Figure scripts
::::::::::

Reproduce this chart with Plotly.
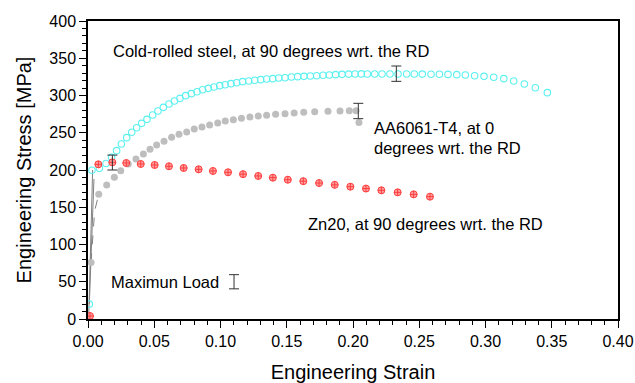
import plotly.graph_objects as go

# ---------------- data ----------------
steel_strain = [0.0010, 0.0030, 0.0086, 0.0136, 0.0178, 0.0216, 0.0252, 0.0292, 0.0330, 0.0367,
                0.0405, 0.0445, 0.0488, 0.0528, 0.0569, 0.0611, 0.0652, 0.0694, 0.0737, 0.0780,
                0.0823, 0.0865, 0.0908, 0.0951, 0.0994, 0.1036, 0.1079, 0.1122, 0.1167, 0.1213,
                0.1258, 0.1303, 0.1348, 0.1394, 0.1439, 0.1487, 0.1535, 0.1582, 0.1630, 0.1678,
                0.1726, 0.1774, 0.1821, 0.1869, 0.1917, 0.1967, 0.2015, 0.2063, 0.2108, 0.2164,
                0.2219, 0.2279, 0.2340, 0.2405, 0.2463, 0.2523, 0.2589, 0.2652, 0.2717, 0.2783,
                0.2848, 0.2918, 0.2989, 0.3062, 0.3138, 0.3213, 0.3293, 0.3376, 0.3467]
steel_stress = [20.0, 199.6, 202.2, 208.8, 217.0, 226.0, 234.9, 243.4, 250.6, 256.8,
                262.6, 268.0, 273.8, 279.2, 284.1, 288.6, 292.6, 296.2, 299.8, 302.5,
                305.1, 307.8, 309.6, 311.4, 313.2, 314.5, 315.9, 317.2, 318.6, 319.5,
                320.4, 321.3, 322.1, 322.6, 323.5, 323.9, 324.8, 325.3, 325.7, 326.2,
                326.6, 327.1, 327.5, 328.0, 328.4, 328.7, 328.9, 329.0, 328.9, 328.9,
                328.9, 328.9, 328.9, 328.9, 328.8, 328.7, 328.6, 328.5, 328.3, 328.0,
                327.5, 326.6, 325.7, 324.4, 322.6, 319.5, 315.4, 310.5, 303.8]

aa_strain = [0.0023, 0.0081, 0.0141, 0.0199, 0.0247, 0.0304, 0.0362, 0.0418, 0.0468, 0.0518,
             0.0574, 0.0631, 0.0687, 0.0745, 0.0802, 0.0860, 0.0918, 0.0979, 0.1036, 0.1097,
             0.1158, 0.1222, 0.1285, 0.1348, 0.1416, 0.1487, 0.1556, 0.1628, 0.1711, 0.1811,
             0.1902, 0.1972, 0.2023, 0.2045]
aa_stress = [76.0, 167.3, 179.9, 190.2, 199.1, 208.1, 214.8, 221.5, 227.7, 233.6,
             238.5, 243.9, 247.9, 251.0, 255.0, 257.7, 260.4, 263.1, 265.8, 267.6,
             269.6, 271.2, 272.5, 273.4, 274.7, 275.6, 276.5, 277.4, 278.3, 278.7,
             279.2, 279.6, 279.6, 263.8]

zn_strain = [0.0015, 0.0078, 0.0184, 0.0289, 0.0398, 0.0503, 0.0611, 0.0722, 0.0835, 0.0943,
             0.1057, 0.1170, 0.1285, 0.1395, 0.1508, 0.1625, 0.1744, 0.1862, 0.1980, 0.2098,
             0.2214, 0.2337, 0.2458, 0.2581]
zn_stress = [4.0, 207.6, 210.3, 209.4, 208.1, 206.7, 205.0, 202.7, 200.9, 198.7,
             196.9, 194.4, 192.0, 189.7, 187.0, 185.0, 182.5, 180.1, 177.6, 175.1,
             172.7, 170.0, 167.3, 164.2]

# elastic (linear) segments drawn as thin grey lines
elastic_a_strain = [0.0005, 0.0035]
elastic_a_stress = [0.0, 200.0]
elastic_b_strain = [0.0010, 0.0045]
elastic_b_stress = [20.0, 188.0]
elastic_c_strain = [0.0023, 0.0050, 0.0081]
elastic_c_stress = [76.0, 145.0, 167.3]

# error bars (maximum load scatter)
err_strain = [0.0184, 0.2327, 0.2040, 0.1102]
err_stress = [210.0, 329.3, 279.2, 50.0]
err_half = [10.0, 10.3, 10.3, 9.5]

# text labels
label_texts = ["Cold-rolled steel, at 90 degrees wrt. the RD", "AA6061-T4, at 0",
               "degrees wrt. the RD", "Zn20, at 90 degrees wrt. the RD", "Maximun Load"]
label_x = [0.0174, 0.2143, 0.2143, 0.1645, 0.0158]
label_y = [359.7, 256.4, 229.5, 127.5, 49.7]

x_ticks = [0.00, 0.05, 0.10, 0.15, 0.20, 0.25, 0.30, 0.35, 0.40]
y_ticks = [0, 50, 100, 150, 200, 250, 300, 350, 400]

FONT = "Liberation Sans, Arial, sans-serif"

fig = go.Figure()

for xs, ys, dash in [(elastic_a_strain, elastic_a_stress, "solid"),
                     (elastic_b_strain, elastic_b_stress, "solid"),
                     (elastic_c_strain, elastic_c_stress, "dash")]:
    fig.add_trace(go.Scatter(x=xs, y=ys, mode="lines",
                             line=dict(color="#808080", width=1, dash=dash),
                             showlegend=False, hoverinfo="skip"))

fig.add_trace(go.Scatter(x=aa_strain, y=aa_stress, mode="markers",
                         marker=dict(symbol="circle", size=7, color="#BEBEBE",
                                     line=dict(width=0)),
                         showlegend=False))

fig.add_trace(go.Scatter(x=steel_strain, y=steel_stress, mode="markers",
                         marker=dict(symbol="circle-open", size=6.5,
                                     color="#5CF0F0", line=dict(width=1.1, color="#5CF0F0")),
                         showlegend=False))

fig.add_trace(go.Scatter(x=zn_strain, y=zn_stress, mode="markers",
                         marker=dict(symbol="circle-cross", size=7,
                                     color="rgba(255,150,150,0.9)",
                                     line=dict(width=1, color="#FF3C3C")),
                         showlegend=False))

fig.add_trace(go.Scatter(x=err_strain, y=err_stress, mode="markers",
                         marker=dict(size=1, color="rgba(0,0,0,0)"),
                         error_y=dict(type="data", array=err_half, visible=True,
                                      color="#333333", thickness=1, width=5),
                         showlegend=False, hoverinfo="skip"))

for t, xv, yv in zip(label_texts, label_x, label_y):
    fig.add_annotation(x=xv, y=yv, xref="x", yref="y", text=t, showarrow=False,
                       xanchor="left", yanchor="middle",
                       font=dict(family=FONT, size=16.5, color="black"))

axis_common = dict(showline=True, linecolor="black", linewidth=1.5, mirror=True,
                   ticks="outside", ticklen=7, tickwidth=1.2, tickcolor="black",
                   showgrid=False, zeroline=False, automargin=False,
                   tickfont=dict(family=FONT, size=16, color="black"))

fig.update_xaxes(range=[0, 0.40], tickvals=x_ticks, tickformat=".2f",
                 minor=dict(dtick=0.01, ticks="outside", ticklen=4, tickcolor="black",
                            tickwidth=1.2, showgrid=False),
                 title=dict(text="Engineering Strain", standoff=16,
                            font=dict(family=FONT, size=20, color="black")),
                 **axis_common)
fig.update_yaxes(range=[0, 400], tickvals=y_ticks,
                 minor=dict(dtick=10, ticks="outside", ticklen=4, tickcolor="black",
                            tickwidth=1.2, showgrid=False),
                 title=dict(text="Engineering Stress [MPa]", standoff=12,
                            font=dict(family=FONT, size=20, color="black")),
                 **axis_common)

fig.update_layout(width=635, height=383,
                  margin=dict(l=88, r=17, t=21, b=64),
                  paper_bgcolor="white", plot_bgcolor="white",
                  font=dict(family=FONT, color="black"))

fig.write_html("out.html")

::::::::::

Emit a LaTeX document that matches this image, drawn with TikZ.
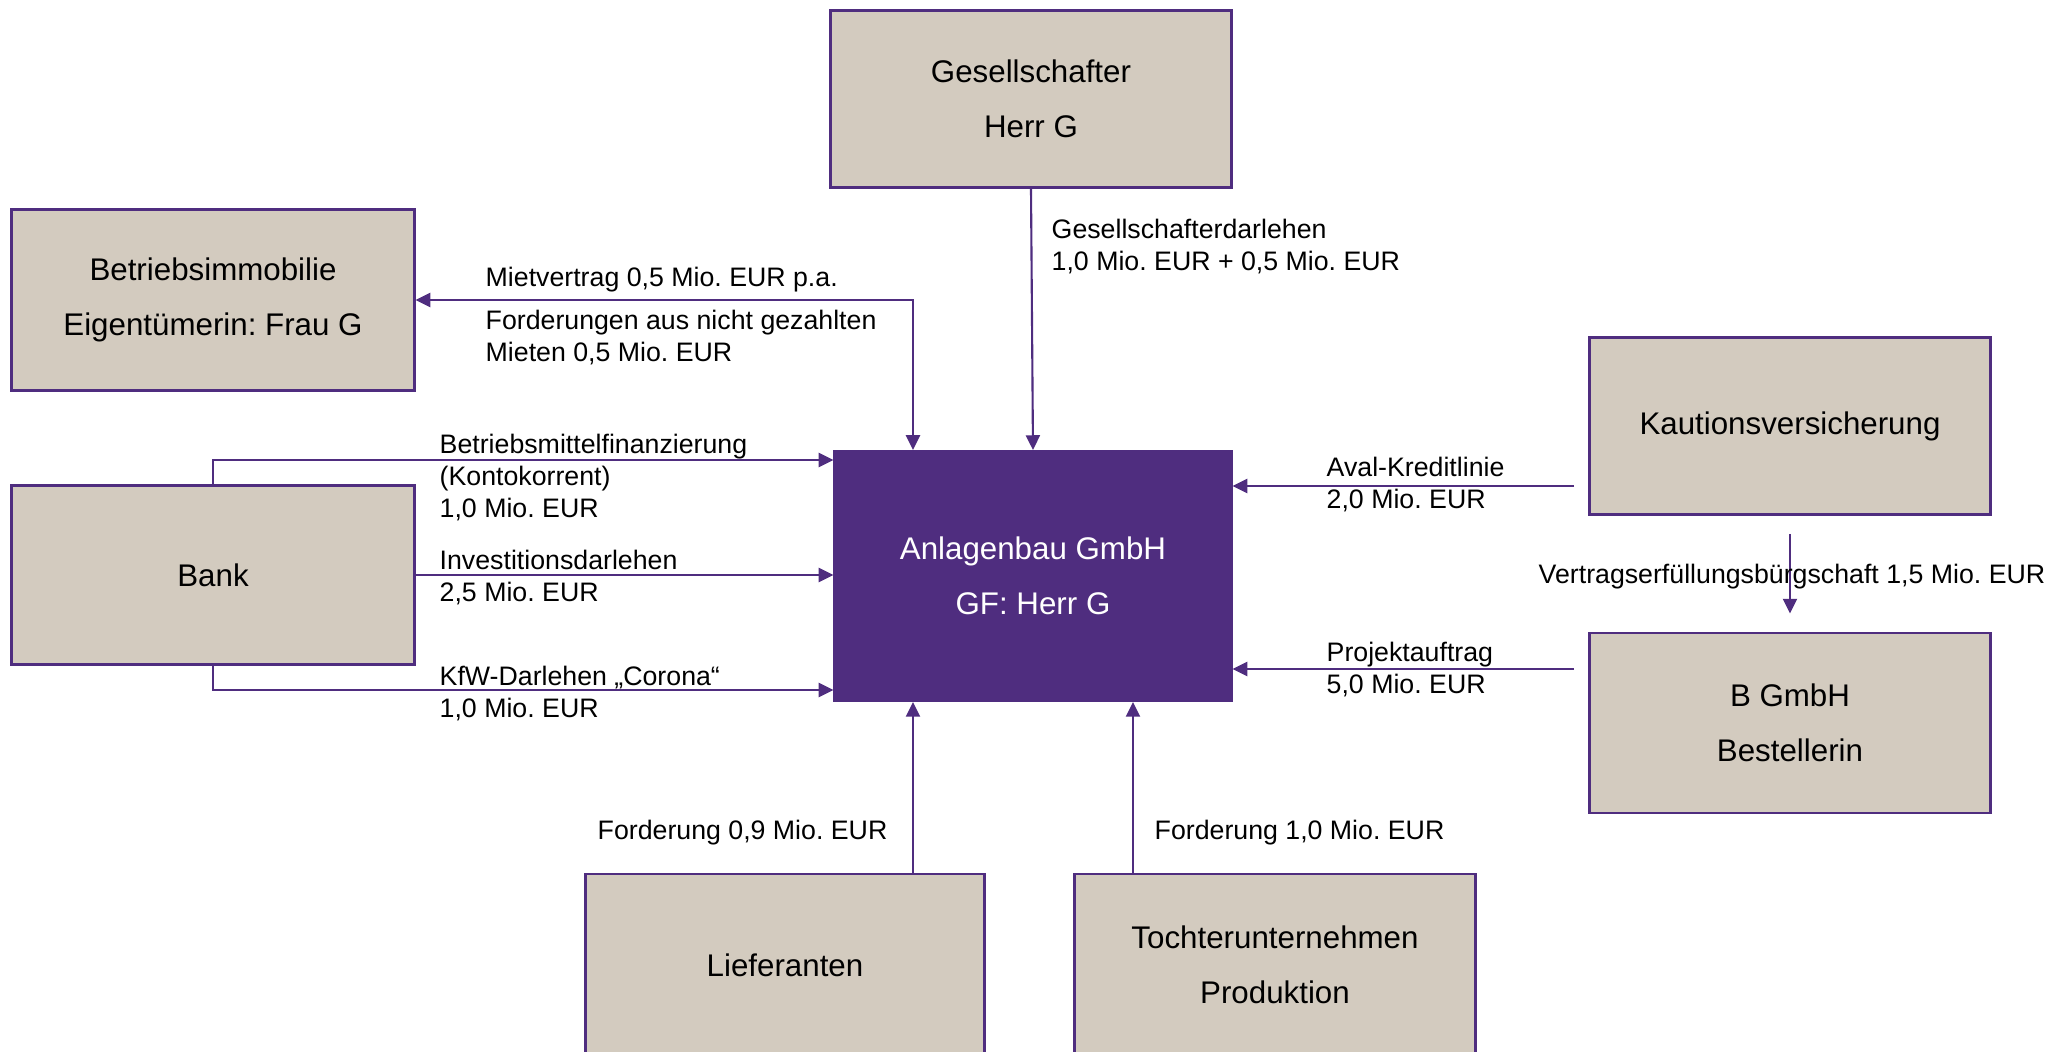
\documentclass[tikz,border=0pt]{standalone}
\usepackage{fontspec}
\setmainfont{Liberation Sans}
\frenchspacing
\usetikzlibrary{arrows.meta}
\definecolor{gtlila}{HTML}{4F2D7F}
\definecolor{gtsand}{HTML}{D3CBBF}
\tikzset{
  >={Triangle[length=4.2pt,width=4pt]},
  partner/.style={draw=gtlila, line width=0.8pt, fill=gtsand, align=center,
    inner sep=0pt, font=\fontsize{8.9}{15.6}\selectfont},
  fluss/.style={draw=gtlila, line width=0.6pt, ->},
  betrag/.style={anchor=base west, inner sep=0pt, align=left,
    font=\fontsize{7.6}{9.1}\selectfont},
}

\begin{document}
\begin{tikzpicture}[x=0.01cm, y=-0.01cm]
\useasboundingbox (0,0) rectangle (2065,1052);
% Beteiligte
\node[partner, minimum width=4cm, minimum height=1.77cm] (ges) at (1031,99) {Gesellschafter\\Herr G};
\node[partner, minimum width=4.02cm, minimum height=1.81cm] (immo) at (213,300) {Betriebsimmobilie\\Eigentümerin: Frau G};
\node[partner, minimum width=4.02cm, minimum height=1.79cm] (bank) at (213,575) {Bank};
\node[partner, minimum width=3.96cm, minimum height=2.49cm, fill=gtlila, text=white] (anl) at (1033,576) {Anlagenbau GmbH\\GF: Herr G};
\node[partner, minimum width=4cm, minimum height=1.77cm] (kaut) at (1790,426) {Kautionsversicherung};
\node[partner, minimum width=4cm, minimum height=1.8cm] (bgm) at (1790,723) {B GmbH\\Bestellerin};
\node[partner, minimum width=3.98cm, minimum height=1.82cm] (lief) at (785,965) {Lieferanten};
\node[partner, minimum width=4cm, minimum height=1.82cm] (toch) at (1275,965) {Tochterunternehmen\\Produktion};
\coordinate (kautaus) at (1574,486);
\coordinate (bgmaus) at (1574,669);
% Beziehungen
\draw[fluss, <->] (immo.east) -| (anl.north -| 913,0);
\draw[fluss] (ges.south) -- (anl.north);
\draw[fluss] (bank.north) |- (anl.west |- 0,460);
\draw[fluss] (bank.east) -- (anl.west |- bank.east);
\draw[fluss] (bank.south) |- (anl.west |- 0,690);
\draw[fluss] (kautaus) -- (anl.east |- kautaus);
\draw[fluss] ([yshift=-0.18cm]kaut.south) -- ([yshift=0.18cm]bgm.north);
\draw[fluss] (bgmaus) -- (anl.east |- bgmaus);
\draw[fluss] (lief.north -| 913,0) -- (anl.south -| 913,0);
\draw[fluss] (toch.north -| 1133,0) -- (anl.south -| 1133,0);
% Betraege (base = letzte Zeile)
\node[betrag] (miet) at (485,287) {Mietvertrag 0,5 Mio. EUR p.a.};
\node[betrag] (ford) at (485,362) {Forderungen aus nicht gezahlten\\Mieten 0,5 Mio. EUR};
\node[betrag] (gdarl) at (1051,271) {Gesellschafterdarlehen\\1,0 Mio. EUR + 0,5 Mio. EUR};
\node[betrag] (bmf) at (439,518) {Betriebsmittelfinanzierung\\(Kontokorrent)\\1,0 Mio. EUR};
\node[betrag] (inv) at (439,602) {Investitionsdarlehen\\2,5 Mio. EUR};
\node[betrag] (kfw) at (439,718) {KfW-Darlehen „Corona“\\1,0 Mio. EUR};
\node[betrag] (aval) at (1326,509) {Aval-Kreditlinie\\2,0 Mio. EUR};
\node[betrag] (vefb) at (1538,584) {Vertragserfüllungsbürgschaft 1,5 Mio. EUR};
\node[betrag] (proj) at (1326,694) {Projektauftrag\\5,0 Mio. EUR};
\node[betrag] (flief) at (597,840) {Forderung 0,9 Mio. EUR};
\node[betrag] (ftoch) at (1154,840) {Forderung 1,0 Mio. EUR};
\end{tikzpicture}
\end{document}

::::::::::

#### The problem:
Do not include pictures. Give again exactly the lines starting at the one with "Reproduce this chart with Plotly." and ending at the one with "327.5, 326.6, 325.7, 324.4, 322.6, 319.5, 315.4, 310.5, 303.8]", both included.

#### Exercise response:
Reproduce this chart with Plotly.
import plotly.graph_objects as go

# ---------------- data ----------------
steel_strain = [0.0010, 0.0030, 0.0086, 0.0136, 0.0178, 0.0216, 0.0252, 0.0292, 0.0330, 0.0367,
                0.0405, 0.0445, 0.0488, 0.0528, 0.0569, 0.0611, 0.0652, 0.0694, 0.0737, 0.0780,
                0.0823, 0.0865, 0.0908, 0.0951, 0.0994, 0.1036, 0.1079, 0.1122, 0.1167, 0.1213,
                0.1258, 0.1303, 0.1348, 0.1394, 0.1439, 0.1487, 0.1535, 0.1582, 0.1630, 0.1678,
                0.1726, 0.1774, 0.1821, 0.1869, 0.1917, 0.1967, 0.2015, 0.2063, 0.2108, 0.2164,
                0.2219, 0.2279, 0.2340, 0.2405, 0.2463, 0.2523, 0.2589, 0.2652, 0.2717, 0.2783,
                0.2848, 0.2918, 0.2989, 0.3062, 0.3138, 0.3213, 0.3293, 0.3376, 0.3467]
steel_stress = [20.0, 199.6, 202.2, 208.8, 217.0, 226.0, 234.9, 243.4, 250.6, 256.8,
                262.6, 268.0, 273.8, 279.2, 284.1, 288.6, 292.6, 296.2, 299.8, 302.5,
                305.1, 307.8, 309.6, 311.4, 313.2, 314.5, 315.9, 317.2, 318.6, 319.5,
                320.4, 321.3, 322.1, 322.6, 323.5, 323.9, 324.8, 325.3, 325.7, 326.2,
                326.6, 327.1, 327.5, 328.0, 328.4, 328.7, 328.9, 329.0, 328.9, 328.9,
                328.9, 328.9, 328.9, 328.9, 328.8, 328.7, 328.6, 328.5, 328.3, 328.0,
                327.5, 326.6, 325.7, 324.4, 322.6, 319.5, 315.4, 310.5, 303.8]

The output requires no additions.